Est-ce une coïncidence que la reportage sorte en même temps que le procès se tient ? La réalisatrice, Gabrielle Juhel a indiqué que « la date de sortie a toujours été annoncée concomitante au début du procès sur le financement libyen. Pour donner des clefs de compréhension aux citoyens face au procès qui allait se jouer. On a écrit, financé et lancé le reportage en un an pour qu’il soit visible au début de ce procès ».

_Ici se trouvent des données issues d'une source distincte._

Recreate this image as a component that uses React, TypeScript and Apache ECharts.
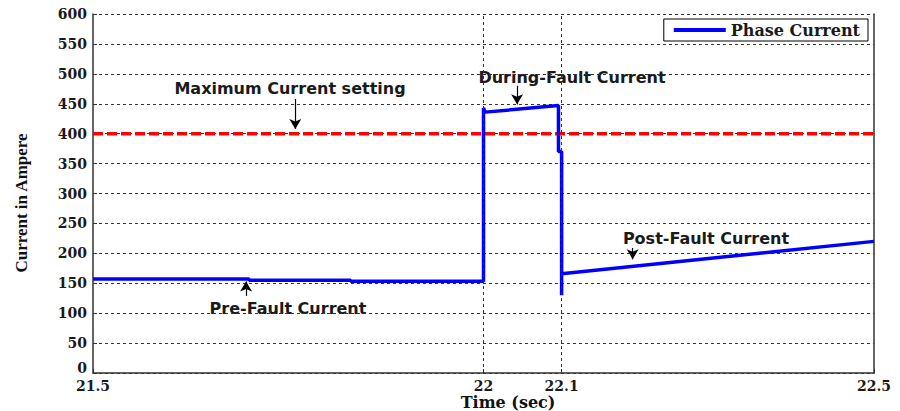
import React, { useEffect, useRef } from "react";
import * as echarts from "echarts";

const timeSec = [21.5, 21.7, 21.7, 21.83, 21.83, 22.0, 22.0, 22.002, 22.096, 22.096, 22.1, 22.1, 22.1, 22.5];
const phaseCurrent = [157, 157, 155, 155, 153.5, 153.5, 443, 436, 447, 370, 370, 130, 166, 220];
const maxSettingTime = [21.5, 22.5];
const maxSettingValue = [400, 400];
const xTickLabels = [21.5, 22, 22.1, 22.5];
const faultMarks = [22, 22.1];

// annotation arrows in data coordinates: [xStart, yStart, xEnd, yEnd]
const arrowMax = [21.759, 458, 21.759, 408];
const arrowDuring = [22.043, 480, 22.043, 449];
const arrowPre = [21.696, 129, 21.696, 153];
const arrowPost = [22.191, 209, 22.191, 190];

const serif = "'DejaVu Serif', serif";
const sans = "'DejaVu Sans', sans-serif";

export default function App() {
  const ref = useRef<HTMLDivElement>(null);
  useEffect(() => {
    if (!ref.current) return;
    const chart = echarts.init(ref.current, undefined, { renderer: "svg" });
    const arrow = (a: number[]) => [
      { coord: [a[0], a[1]] },
      { coord: [a[2], a[3]] },
    ];
    const tickFont = {
      fontFamily: serif,
      fontWeight: "bold" as const,
      fontSize: 14,
      color: "#1a1a1a",
    };
    chart.setOption({
      animation: false,
      backgroundColor: "#fff",
      grid: { left: 93, right: 26, top: 14, bottom: 38, containLabel: false },
      legend: {
        data: ["Phase Current"],
        right: 32,
        top: 19,
        orient: "horizontal",
        icon: "rect",
        itemWidth: 52,
        itemHeight: 4,
        itemGap: 6,
        padding: [3, 8, 3, 10],
        borderColor: "#000",
        borderWidth: 1,
        borderRadius: 0,
        backgroundColor: "#fff",
        textStyle: {
          fontFamily: serif,
          fontWeight: "bold",
          fontSize: 16,
          color: "#1a1a1a",
          width: 158,
        },
      },
      xAxis: {
        type: "value",
        min: 21.5,
        max: 22.5,
        interval: 0.1,
        axisLine: { show: true, onZero: false, lineStyle: { color: "#333", width: 1.5 } },
        axisTick: {
          show: true,
          inside: true,
          length: 4,
          customValues: xTickLabels,
          lineStyle: { color: "#333" },
        },
        splitLine: { show: false },
        axisLabel: {
          customValues: xTickLabels,
          formatter: (v: number) =>
            xTickLabels.some((t) => Math.abs(t - v) < 1e-6) ? String(Math.round(v * 10) / 10) : "",
          ...tickFont,
          lineHeight: 14,
          margin: 6,
          showMinLabel: true,
          showMaxLabel: true,
        },
      },
      yAxis: [
        {
          type: "value",
          min: 0,
          max: 600,
          interval: 50,
          axisLine: { show: true, lineStyle: { color: "#333", width: 1.5 } },
          axisTick: { show: true, inside: true, length: 4, lineStyle: { color: "#333" } },
          splitLine: { show: true, lineStyle: { color: "#333", type: [3, 3], width: 1 } },
          axisLabel: {
            ...tickFont,
            lineHeight: 14,
            margin: 6,
            formatter: (v: number) => (v === 0 ? "{z|0}" : String(v)),
            rich: {
              z: { ...tickFont, lineHeight: 14, padding: [0, 0, 10, 0] },
            },
          },
        },
        {
          type: "value",
          min: 0,
          max: 600,
          interval: 50,
          position: "right",
          axisLine: { show: true, lineStyle: { color: "#333", width: 1.5 } },
          axisTick: { show: false },
          splitLine: { show: false },
          axisLabel: { show: false },
        },
      ],
      series: [
        {
          name: "grid-marks",
          type: "line",
          data: [],
          silent: true,
          z: 1,
          markLine: {
            silent: true,
            symbol: ["none", "none"],
            label: { show: false },
            lineStyle: { color: "#333", type: [3, 3], width: 1 },
            data: faultMarks.map((x) => ({ xAxis: x })),
          },
        },
        {
          name: "Maximum Current setting",
          type: "line",
          data: maxSettingTime.map((t, i) => [t, maxSettingValue[i]]),
          showSymbol: false,
          z: 2,
          lineStyle: { color: "#ff0000", width: 3.5, type: [10, 4] },
          itemStyle: { color: "#ff0000" },
        },
        {
          name: "Phase Current",
          type: "line",
          data: timeSec.map((t, i) => [t, phaseCurrent[i]]),
          showSymbol: false,
          z: 3,
          lineStyle: { color: "#0000ff", width: 3.5 },
          itemStyle: { color: "#0000ff" },
          markLine: {
            silent: true,
            symbol: ["none", "arrow"],
            symbolSize: [9, 10],
            label: { show: false },
            lineStyle: { color: "#000", type: "solid", width: 1.2 },
            data: [arrow(arrowMax), arrow(arrowDuring), arrow(arrowPre), arrow(arrowPost)],
          },
        },
      ],
      graphic: [
        {
          type: "text",
          x: 290,
          y: 88,
          style: { text: "Maximum Current setting", font: `bold 16px ${sans}`, fill: "#1a1a1a", textAlign: "center", textVerticalAlign: "middle" },
        },
        {
          type: "text",
          x: 572,
          y: 77,
          style: { text: "During-Fault Current", font: `bold 16px ${sans}`, fill: "#1a1a1a", textAlign: "center", textVerticalAlign: "middle" },
        },
        {
          type: "text",
          x: 288,
          y: 308,
          style: { text: "Pre-Fault Current", font: `bold 16px ${sans}`, fill: "#1a1a1a", textAlign: "center", textVerticalAlign: "middle" },
        },
        {
          type: "text",
          x: 706,
          y: 238,
          style: { text: "Post-Fault Current", font: `bold 16px ${sans}`, fill: "#1a1a1a", textAlign: "center", textVerticalAlign: "middle" },
        },
        {
          type: "text",
          x: 508,
          y: 402,
          style: { text: "Time (sec)", font: `bold 16px ${serif}`, fill: "#111", textAlign: "center", textVerticalAlign: "middle" },
        },
        {
          type: "text",
          x: 21,
          y: 203,
          rotation: Math.PI / 2,
          style: { text: "Current in Ampere", font: `bold 17px 'Liberation Serif', serif`, fill: "#111", textAlign: "center", textVerticalAlign: "middle" },
        },
      ],
    });
    return () => chart.dispose();
  }, []);
  return <div ref={ref} style={{ width: 900, height: 411, position: "absolute", left: 0, top: 0 }} />;
}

Est-ce que le lien entre la politique, les gens de pouvoir et les médias s’est renforcé depuis le reportage “Les nouveaux chiens de gardes” ? “On a la chance d’être totalement indépendant et donc de prendre le temps », a rappelé David Perrotin. « Même si la situation s’est aggravée avec la concentration des pouvoir comme le rachat de rédactions par des milliardaires qui sont du même microcosme… Au-delà de cette main mise, la primauté à l’opinion (plateau TV, éditorialiste… qui disent “y’a rien dans ce dossier !” ou encore certaine émission de divertissement qui désormais amènent des sujets d’opinion en plateau. On se fout de ce qui est vrai ou faux ! ».

Pourquoi ce documentaire ne passe-t-il pas à la télévision ? La réalisatrice a rappelé que « ce n’est pas une commande… Le propos n’aurait pas du tout été le même. Le cinéma en France est encore un espace de liberté ». Elle a remercié chaleureusement les 10 178  donateurs, « qui nous ont donné toute la liberté pour réaliser ce reportage. »

Très peu de médias se sont fait le relai de votre documentaire, est-ce qu’il y a un manque de soutien ? Une compétition entre vous ? « France Inter, Le Monde, Libération ou encore Le Canard Enchaîné et d’autres se sont fait le relai de la sortie du documentaire. On ne s’attendait pas non plus beaucoup de publicité » est intervenu David Perrotin.
« Dans toutes les rédactions, vous avez de bons journalistes et de bons enquêteurs. Après pour certaines, il y a des actionnaires, des financements…. Et certains médias oublient leur rôle d’informer les citoyens » La réalisatrice a alors poursuivi en rappelant l’affaire du Watergate qui a amené à la démission de Nixon. En France, on ne s’indigne plus. Mais il faut « refuser le silence et la démagogie ».

David Perrotin et Gabrielle Juhel étaient accompagnés sur scène par des représentants d’Anticor et un journaliste de Grand format / Fakir.